Key Takeaways
- ✓When to Expand Your Pest Control Business: Reading the Signals
- ✓Geographic Expansion: Route Density Math
- ✓Multi-State Licensing and Regulatory Compliance
- ✓Expanding Service Lines: Specialty Revenue Streams
When to Expand Your Pest Control Business: Reading the Signals
The right time to expand a pest control territory is when your current territory is approaching operational capacity — defined as your technician needing to turn down accounts due to time constraints rather than geographic reach. Chasing growth before hitting that threshold wastes capital and management attention on a market that is not ready for it.
A well-built single territory can support 150-300 quarterly accounts per full-time technician, depending on service mix and route density. According to the U.S. Bureau of Labor Statistics, the pest control industry employs over 100,000 workers in the United States and has grown consistently faster than the overall economy — driven by increasing pest pressure, expanding mosquito and tick-borne illness awareness, and rising homeowner spending on home maintenance. When you are routinely at 80%+ capacity and lead generation is producing more qualified customers than you can handle, a second territory is justified and the risk of early expansion is manageable.
The most common expansion mistake: adding a second territory before the first is fully systematized.

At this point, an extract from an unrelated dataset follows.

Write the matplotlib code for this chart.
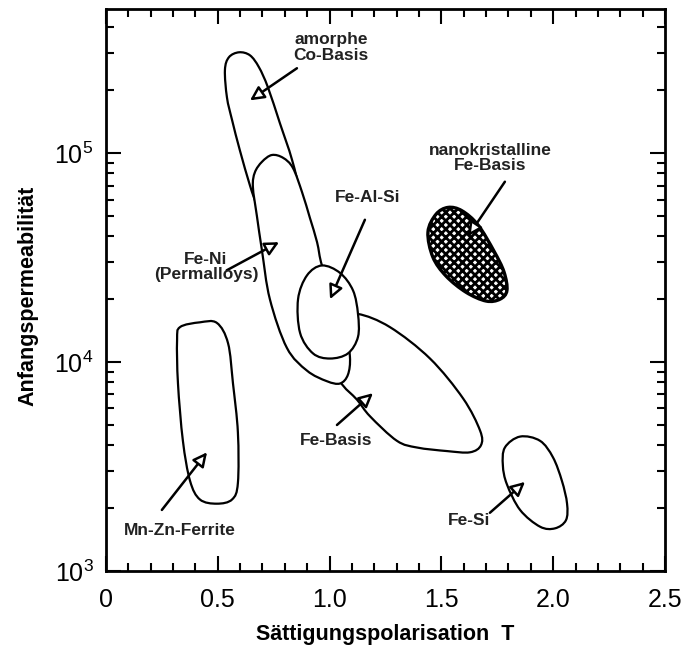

If you are still personally handling scheduling, routing, or customer service calls for your original territory, adding a second creates double the operational load with no additional management infrastructure to absorb it. Fix your systems first — territory number two should run almost entirely without your daily involvement before you commit capital to territory number three. The businesses that scale successfully in pest control are the ones that build management infrastructure ahead of growth, not in frantic response to it. Invest in systems and documentation before you need them — a process that takes four weeks to build before expansion takes four months to fix after expansion has already started and problems are compounding.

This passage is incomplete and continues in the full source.